While any sense of closure in the Gujarat violence eludes the nation and, as feared by many, may never happen, the verdict was remarkable given the highly polarised and politically charged nature of the case. With Narendra Modi presiding over the state before and since the pogrom and Gujarat continuing to be the Hindutva hotbed, the verdict offered the first glimmer of hope in the numerous other cases pending in various courts across and outside Gujarat. Of course, the Mehsana verdict was possible only after the Supreme Court appointed the Special Investigations Team (SIT) to probe the violence.

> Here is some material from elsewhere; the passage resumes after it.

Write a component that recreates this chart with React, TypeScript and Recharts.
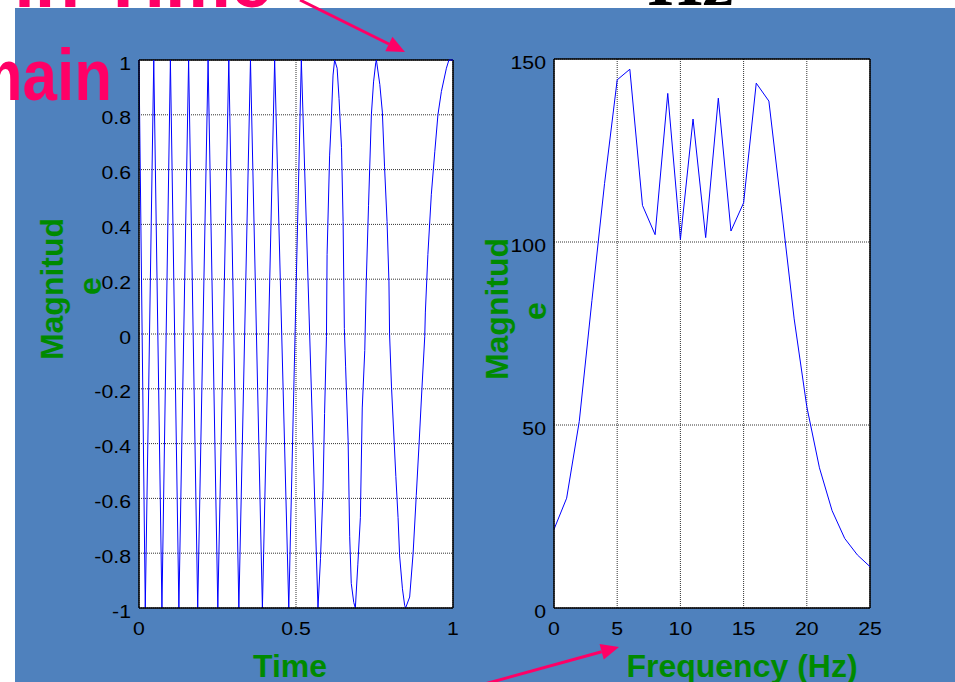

In another landmark judgment, the Supreme Court in February this year ruled that sex workers or prostitutes are entitled to live with dignity under Article 21 of the Indian Constitution. Since they are human beings, the court said, their problems must be addressed. The court directed the Central and State governments to prepare schemes for providing vocational training to sex workers and sexually-abused women in all cities in India.
Children were also duly taken care of. Whether it was the decision to punish Surinder Kohli in the grisly Nithari serial murder case where 16 slum children disappeared and were apparently abused and then murdered. Anxious parents of the missing children rushed to Nithari with photographs. Koli later confessed to killing six children and a 20-year-old girl after sexually assaulting them. Only four murders have been solved so far. On 15 February 2011, the Supreme Court upheld the four death sentences to the main accused Surinder Koli.
Of course one expects the apex court of a nation to stand for the right causes. But that's not to say the other courts across the nation did not hear the people, or not delivered.
Take land for example. Few issues ignite more passion - and occasional violence - than the contested rights to land. The resources are limited, the ambitions unlimited. Farmers need to hold on to it to continue what his ancestors have been doing for ages; the corporate, contemptous of the narrow vision of the farmer, wants that land to install a state-of-the-art manufacturing facility; the upwardly mobile middle-class, on the other hand, wants that piece of land to build his dream skyscraper and own a flat on the 34th floor. The crucial role an independent and fair arbiter like a court of law plays in this situation cannot be overemphasised.
We saw the interplay of such competing worldviews in the Greater Noida land verdict. In July, the Supreme Court, upholding the Allahabad High Court verdict, struck down the acquisition of 156 hectares in the region as illegal. The apex court noted that the land in Shaberi village in Greater Noida had been taken from the farmers for industrial projects, but was actually being sold to commercial developers for high-end apartment complexes. Later in October, the Allahabad High Court further quashed the land notification in three other Greater Noida villages - Asadullapur, Shaberi and Devla.
Or take illegal mining. Another more fundamental and extremely violent aspect of the ongoing land wars in India. The story of mining in India is actually a story of the two Indias (or three, or more depending on how you look at it) that has become a fancy buzzword lately. As the state withdraws itself progressively from the public space, leaving the nation open to private enterprise and capital, the Indian courts intervened. And delivered.
On Sept 5 this year, a CBI team arrested Janardhana Reddy and his brother-in-law Srinivas Reddy, the (in)famous Reddy Brothers of the Bellary mining empire, in Karnataka. The CBI said the entire operation had the green signal of the court and they were only going about their job of carrying out their investigation. The powerful Reddy brothers, a law unto themselves and considered invincible in their bastion, were finally under the purview of law.
To conclude, it can safely be said that if political chaos, corruption and despair marked 2011, then it was also a year when the courts of law reinforced our faith in the idea called India.